# Pancakes or Waffles?



## Kevin (Feb 16, 2010)

Today is pancake day in the Maritimes. I don't really know how, but at some point the observence of Shrove Tuesday morphed into a generalised Pancake holiday.

Churches (all types), service clubs, and schools are hosting Pancake Suppers as a fundraiser. Resturants are offering them for the evening menu. 

And here @ chez Rogers we just put away a very large stack of pancakes & maple syrup!

All of this causes me to ask the age old question, 

Pancakes or Waffles?


----------



## ubermadchen (Feb 16, 2010)

Crepes!


----------



## MLCOPE2 (Feb 16, 2010)

I'll answer the question in the form of a riddle:

What kind of food can't make up it's mind?


----------



## AThornquist (Feb 16, 2010)

PANCAKES?!!?!?!

You have a whole day set aside for pancakes? Dude, I need to get in on that!
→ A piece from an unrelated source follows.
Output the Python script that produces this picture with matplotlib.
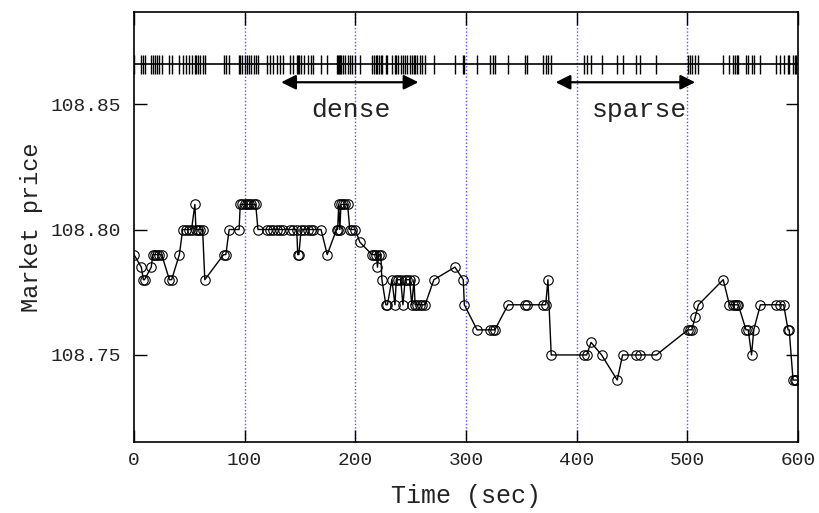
import numpy as np
import matplotlib.pyplot as plt

# trade times (sec) and prices
times = [0, 6.6, 8.5, 9.5, 15.6, 17, 19, 21, 23, 25, 32, 34, 41,
         44, 47, 50, 52, 55, 56, 58, 60, 62, 64, 81, 83, 86, 95,
         96, 98, 100, 102, 104, 106, 108, 110, 112, 120, 123, 126, 129,
         132, 135, 141, 144, 147, 148, 149, 151, 154, 157, 160, 162,
         169, 174.6, 183, 184, 185, 186, 187, 189, 191, 193, 195, 197,
         200, 204, 215, 217, 219, 220, 221, 223, 224, 227.6, 229, 233,
         235.8, 237, 239, 241, 243, 245, 247, 249, 251, 253, 254, 256,
         258, 260, 263, 271, 290, 297.5, 298.5, 310, 322, 324, 326, 338,
         353, 355, 370, 372, 374, 377, 407, 409, 413, 422.5, 436.6,
         441.5, 454, 457, 472, 500.5, 502, 504, 507, 510, 532.4, 538,
         541, 543, 545, 546, 553, 555, 558, 560, 566, 580, 584, 587,
         591, 592, 595.5, 597, 598.5]
prices = [108.79, 108.785, 108.78, 108.78, 108.785, 108.79, 108.79, 108.79,
          108.79, 108.79, 108.78, 108.78, 108.79,
          108.80, 108.80, 108.80, 108.80, 108.81, 108.80, 108.80, 108.80,
          108.80, 108.78, 108.79, 108.79, 108.80, 108.80,
          108.81, 108.81, 108.81, 108.81, 108.81, 108.81, 108.81, 108.81,
          108.80, 108.80, 108.80, 108.80, 108.80,
          108.80, 108.80, 108.80, 108.80, 108.80, 108.79, 108.79, 108.80,
          108.80, 108.80, 108.80, 108.80,
          108.80, 108.79, 108.80, 108.80, 108.81, 108.80, 108.81, 108.81,
          108.81, 108.81, 108.80, 108.80,
          108.80, 108.795, 108.79, 108.79, 108.79, 108.785, 108.79, 108.79,
          108.78, 108.77, 108.77, 108.78,
          108.77, 108.78, 108.78, 108.78, 108.77, 108.78, 108.78, 108.78,
          108.77, 108.78, 108.77, 108.77,
          108.77, 108.77, 108.77, 108.78, 108.785, 108.78, 108.77, 108.76,
          108.76, 108.76, 108.76, 108.77,
          108.77, 108.77, 108.77, 108.77, 108.78, 108.75, 108.75, 108.75,
          108.755, 108.75, 108.74,
          108.75, 108.75, 108.75, 108.75, 108.76, 108.76, 108.76, 108.765,
          108.77, 108.78, 108.77,
          108.77, 108.77, 108.77, 108.77, 108.76, 108.76, 108.75, 108.76,
          108.77, 108.77, 108.77, 108.77,
          108.76, 108.76, 108.74, 108.74, 108.74]

guide_x = [100, 200, 300, 400, 500]
xticks = [0, 100, 200, 300, 400, 500, 600]
yticks = [108.75, 108.80, 108.85]

plt.rcParams['font.family'] = 'Liberation Mono'
txt_col = '#222222'

fig = plt.figure(figsize=(8.19, 5.13), dpi=100)
ax = fig.add_axes([0.1636, 0.1384, 0.8108, 0.8382])

for gx in guide_x:
    ax.axvline(gx, color='#5555ff', ls=(0, (1, 1.5)), lw=1.0, zorder=1)

ax.plot(times, prices, '-o', color='black', lw=1.0, ms=6.8,
        mfc='none', mec='black', mew=0.8, zorder=3)

# rug of trade times
rug_y = 108.8658
ax.axhline(rug_y, color='black', lw=1.2)
ax.vlines(times, rug_y - 0.0039, rug_y + 0.0039, color='black', lw=1.0)

# dense / sparse arrows
arr_y = 108.8587
ax.annotate('', xy=(133, arr_y), xytext=(257, arr_y),
            arrowprops=dict(arrowstyle='<|-|>', color='black', lw=1.6,
                            mutation_scale=22, shrinkA=0, shrinkB=0))
ax.annotate('', xy=(381, arr_y), xytext=(507, arr_y),
            arrowprops=dict(arrowstyle='<|-|>', color='black', lw=1.6,
                            mutation_scale=22, shrinkA=0, shrinkB=0))
ax.text(196, 108.8476, 'dense', ha='center', va='center', fontsize=19,
        color=txt_col)
ax.text(457, 108.8476, 'sparse', ha='center', va='center', fontsize=19,
        color=txt_col)

ax.set_xlim(0, 600)
ax.set_ylim(108.7153, 108.8867)
ax.set_xticks(xticks)
ax.set_yticks(yticks)
ax.set_yticklabels(['%.2f' % v for v in yticks])
ax.tick_params(direction='in', length=9, width=1, labelsize=14,
               top=True, right=True, labelcolor=txt_col)
ax.tick_params(axis='y', pad=9)
ax.tick_params(axis='x', pad=7)
for s in ax.spines.values():
    s.set_linewidth(1.2)

ax.set_xlabel('Time (sec)', fontsize=18, color=txt_col, labelpad=11)
ax.set_ylabel('Market price', fontsize=17, color=txt_col, labelpad=6)

fig.savefig('out.png', dpi=100)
Pancakes are the answer. _Easy._

---------- Post added at 02:03 PM ---------- Previous post was at 02:02 PM ----------




MLCOPE2 said:


> I'll answer the question in the form of a riddle:
> 
> What kind of food can't make up it's mind?


 
rat brains!


----------



## MLCOPE2 (Feb 16, 2010)

MLCOPE2 said:


> I'll answer the question in the form of a riddle:
> 
> What kind of food can't make up it's mind?


 
[/QUOTE]rat brains![/QUOTE]

 and here's what you won


----------



## au5t1n (Feb 16, 2010)

Pancakes, of course. But I like both.


----------



## AThornquist (Feb 16, 2010)

MLCOPE2 said:


> MLCOPE2 said:
> 
> 
> > I'll answer the question in the form of a riddle:
> ...



Sweet! Given my proclivity for cannibalism my next guess would have been Joe Lieberman.


----------



## Tripel (Feb 16, 2010)

Pancakes, because sweet potato waffles and blueberry ricotta waffles just don't work as well.


----------



## MLCOPE2 (Feb 16, 2010)

AThornquist said:


> MLCOPE2 said:
> 
> 
> > MLCOPE2 said:
> ...


----------



## Curt (Feb 16, 2010)

My answer is, "yes." That includes the crepes.


----------



## Laura (Feb 16, 2010)

Technically shroves are crepes. And that recipe is good. But we are on a waffle kick these days. I like to put half white whole wheat flour in and you can barely tell the difference. In fact I just ate a leftover one for a snack, with real maple syrup and a generous pat of butter. MMMMM.


----------



## ClayPot (Feb 16, 2010)

Pancakes!


----------



## PuritanCovenanter (Feb 16, 2010)

Pancakes layered with a waffle, butter, syrup, and powdered sugar. Yes to both. Woo Hoo.


----------



## Michael (Feb 16, 2010)

Waffles. They hold the butter and syrup better.


----------



## N. Eshelman (Feb 16, 2010)

I like both. Pancakes with blueberries, real butter, and real maple syrup (dark amber grade). 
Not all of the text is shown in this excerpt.